SOURCE RECORDS:
—————
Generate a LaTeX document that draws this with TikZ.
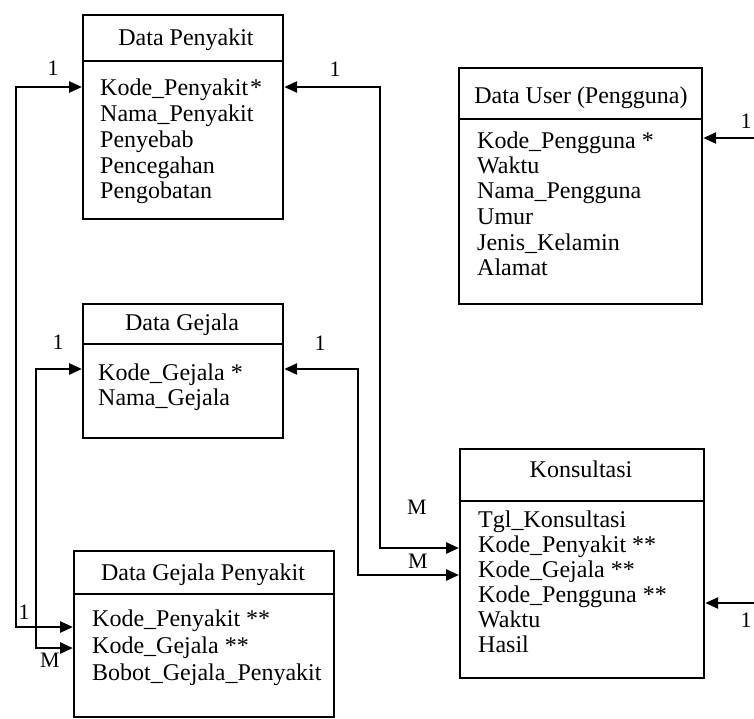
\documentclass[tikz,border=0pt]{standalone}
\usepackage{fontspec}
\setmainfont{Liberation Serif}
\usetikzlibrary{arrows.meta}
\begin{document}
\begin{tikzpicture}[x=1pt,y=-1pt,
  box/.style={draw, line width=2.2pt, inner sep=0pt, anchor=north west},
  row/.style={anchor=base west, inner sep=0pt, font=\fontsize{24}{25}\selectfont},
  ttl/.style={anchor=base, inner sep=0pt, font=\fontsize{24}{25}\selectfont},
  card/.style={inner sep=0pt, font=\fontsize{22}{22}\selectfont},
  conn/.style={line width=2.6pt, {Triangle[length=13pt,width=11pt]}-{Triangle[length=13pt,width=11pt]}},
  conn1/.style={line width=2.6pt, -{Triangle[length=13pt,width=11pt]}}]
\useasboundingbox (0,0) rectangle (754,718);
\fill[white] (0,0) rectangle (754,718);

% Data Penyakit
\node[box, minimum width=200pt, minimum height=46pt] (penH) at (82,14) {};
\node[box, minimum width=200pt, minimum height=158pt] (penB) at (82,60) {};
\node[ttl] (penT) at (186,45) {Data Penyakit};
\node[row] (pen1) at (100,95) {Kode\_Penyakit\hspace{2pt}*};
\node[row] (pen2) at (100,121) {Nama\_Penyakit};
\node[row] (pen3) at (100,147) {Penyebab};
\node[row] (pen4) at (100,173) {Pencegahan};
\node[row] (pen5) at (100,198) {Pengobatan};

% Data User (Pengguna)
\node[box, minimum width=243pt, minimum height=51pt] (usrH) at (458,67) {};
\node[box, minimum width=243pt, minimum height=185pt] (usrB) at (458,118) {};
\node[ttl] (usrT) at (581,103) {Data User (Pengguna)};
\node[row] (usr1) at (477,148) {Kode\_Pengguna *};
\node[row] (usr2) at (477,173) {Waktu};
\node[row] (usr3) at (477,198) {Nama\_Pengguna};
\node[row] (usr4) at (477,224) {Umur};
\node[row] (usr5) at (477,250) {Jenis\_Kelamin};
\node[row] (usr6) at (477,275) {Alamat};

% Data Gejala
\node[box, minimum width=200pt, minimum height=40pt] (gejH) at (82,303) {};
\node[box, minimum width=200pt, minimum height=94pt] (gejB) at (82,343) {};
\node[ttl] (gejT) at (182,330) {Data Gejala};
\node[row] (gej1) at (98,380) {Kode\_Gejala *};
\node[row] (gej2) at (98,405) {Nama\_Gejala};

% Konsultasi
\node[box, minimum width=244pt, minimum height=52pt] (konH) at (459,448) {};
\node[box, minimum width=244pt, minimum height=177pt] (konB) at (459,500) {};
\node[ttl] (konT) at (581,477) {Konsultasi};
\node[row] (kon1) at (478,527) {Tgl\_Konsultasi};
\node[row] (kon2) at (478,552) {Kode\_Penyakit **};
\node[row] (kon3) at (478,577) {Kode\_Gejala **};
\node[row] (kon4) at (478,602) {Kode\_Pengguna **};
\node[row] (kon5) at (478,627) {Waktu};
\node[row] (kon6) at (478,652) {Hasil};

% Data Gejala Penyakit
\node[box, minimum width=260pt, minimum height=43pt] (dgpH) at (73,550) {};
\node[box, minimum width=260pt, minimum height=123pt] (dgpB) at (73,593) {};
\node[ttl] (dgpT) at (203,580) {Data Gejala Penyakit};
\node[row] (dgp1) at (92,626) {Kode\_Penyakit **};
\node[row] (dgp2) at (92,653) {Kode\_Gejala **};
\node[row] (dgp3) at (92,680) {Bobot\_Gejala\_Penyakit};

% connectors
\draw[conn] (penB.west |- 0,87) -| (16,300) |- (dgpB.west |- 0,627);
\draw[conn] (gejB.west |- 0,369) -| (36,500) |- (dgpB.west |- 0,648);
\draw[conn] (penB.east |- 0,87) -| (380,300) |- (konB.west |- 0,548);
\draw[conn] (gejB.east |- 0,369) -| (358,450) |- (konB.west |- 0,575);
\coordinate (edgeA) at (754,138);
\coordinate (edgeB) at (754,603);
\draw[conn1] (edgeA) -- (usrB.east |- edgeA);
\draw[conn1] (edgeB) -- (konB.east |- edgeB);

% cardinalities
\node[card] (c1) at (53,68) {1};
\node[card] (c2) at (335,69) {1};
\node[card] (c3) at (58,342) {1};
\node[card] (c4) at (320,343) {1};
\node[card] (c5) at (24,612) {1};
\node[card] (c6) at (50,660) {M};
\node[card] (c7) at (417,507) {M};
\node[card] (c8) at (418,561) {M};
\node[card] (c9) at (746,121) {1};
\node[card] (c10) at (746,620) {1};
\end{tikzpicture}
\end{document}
—————
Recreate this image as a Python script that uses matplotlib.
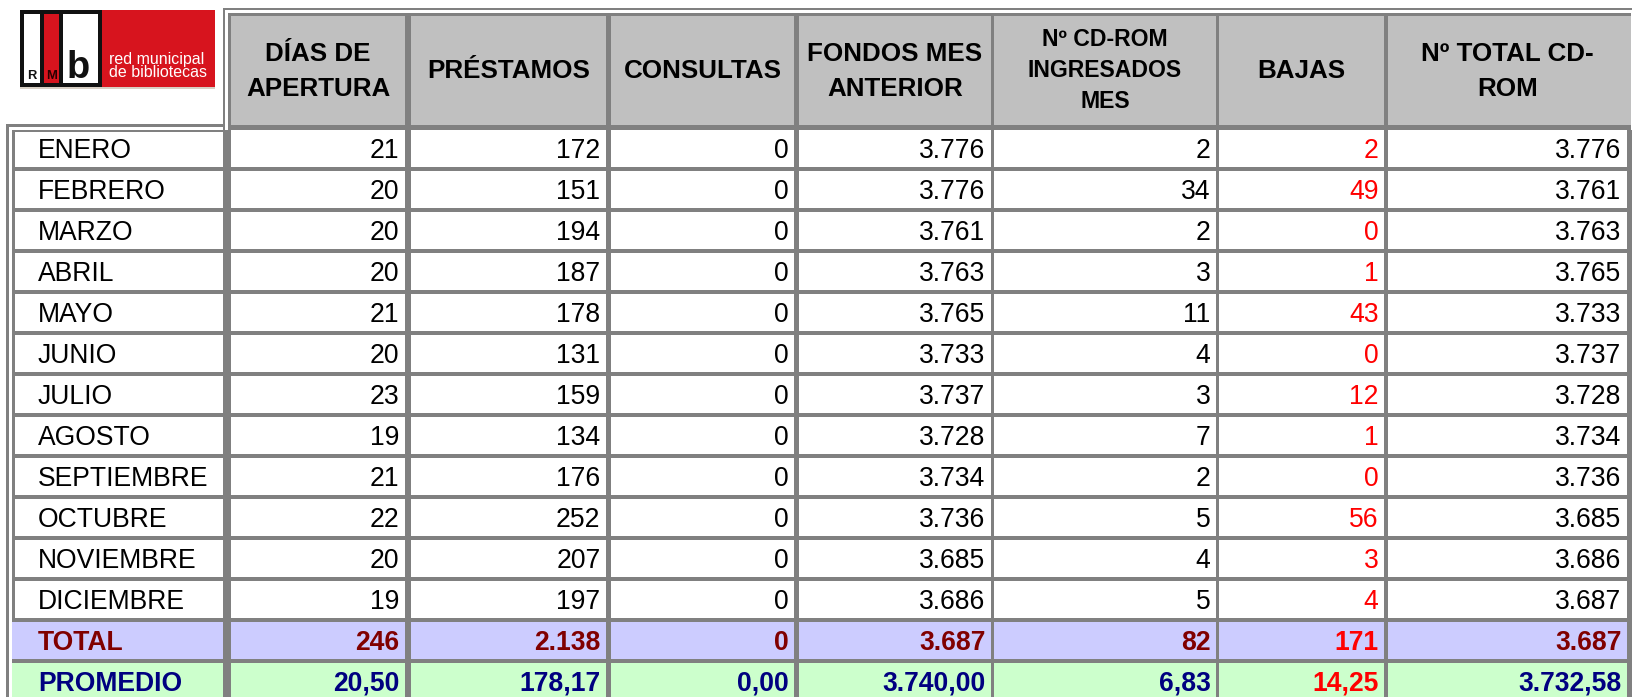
—————
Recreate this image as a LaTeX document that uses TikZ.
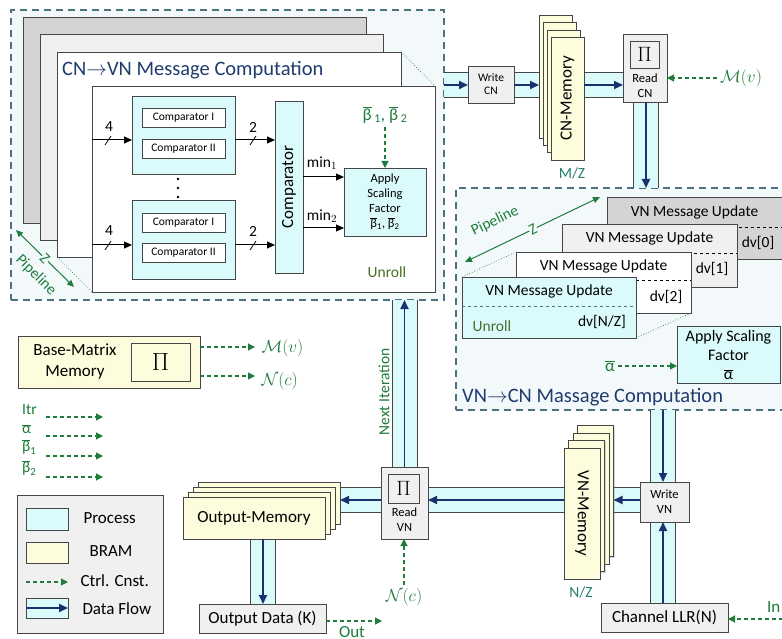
—————
Both the line with "Generate a LaTeX" and the line with "(pen5) at (100,198)" belong in the copy, along with every line between them; set them down exactly and skip the pictures.

Generate a LaTeX document that draws this with TikZ.
\documentclass[tikz,border=0pt]{standalone}
\usepackage{fontspec}
\setmainfont{Liberation Serif}
\usetikzlibrary{arrows.meta}
\begin{document}
\begin{tikzpicture}[x=1pt,y=-1pt,
  box/.style={draw, line width=2.2pt, inner sep=0pt, anchor=north west},
  row/.style={anchor=base west, inner sep=0pt, font=\fontsize{24}{25}\selectfont},
  ttl/.style={anchor=base, inner sep=0pt, font=\fontsize{24}{25}\selectfont},
  card/.style={inner sep=0pt, font=\fontsize{22}{22}\selectfont},
  conn/.style={line width=2.6pt, {Triangle[length=13pt,width=11pt]}-{Triangle[length=13pt,width=11pt]}},
  conn1/.style={line width=2.6pt, -{Triangle[length=13pt,width=11pt]}}]
\useasboundingbox (0,0) rectangle (754,718);
\fill[white] (0,0) rectangle (754,718);

% Data Penyakit
\node[box, minimum width=200pt, minimum height=46pt] (penH) at (82,14) {};
\node[box, minimum width=200pt, minimum height=158pt] (penB) at (82,60) {};
\node[ttl] (penT) at (186,45) {Data Penyakit};
\node[row] (pen1) at (100,95) {Kode\_Penyakit\hspace{2pt}*};
\node[row] (pen2) at (100,121) {Nama\_Penyakit};
\node[row] (pen3) at (100,147) {Penyebab};
\node[row] (pen4) at (100,173) {Pencegahan};
\node[row] (pen5) at (100,198) {Pengobatan};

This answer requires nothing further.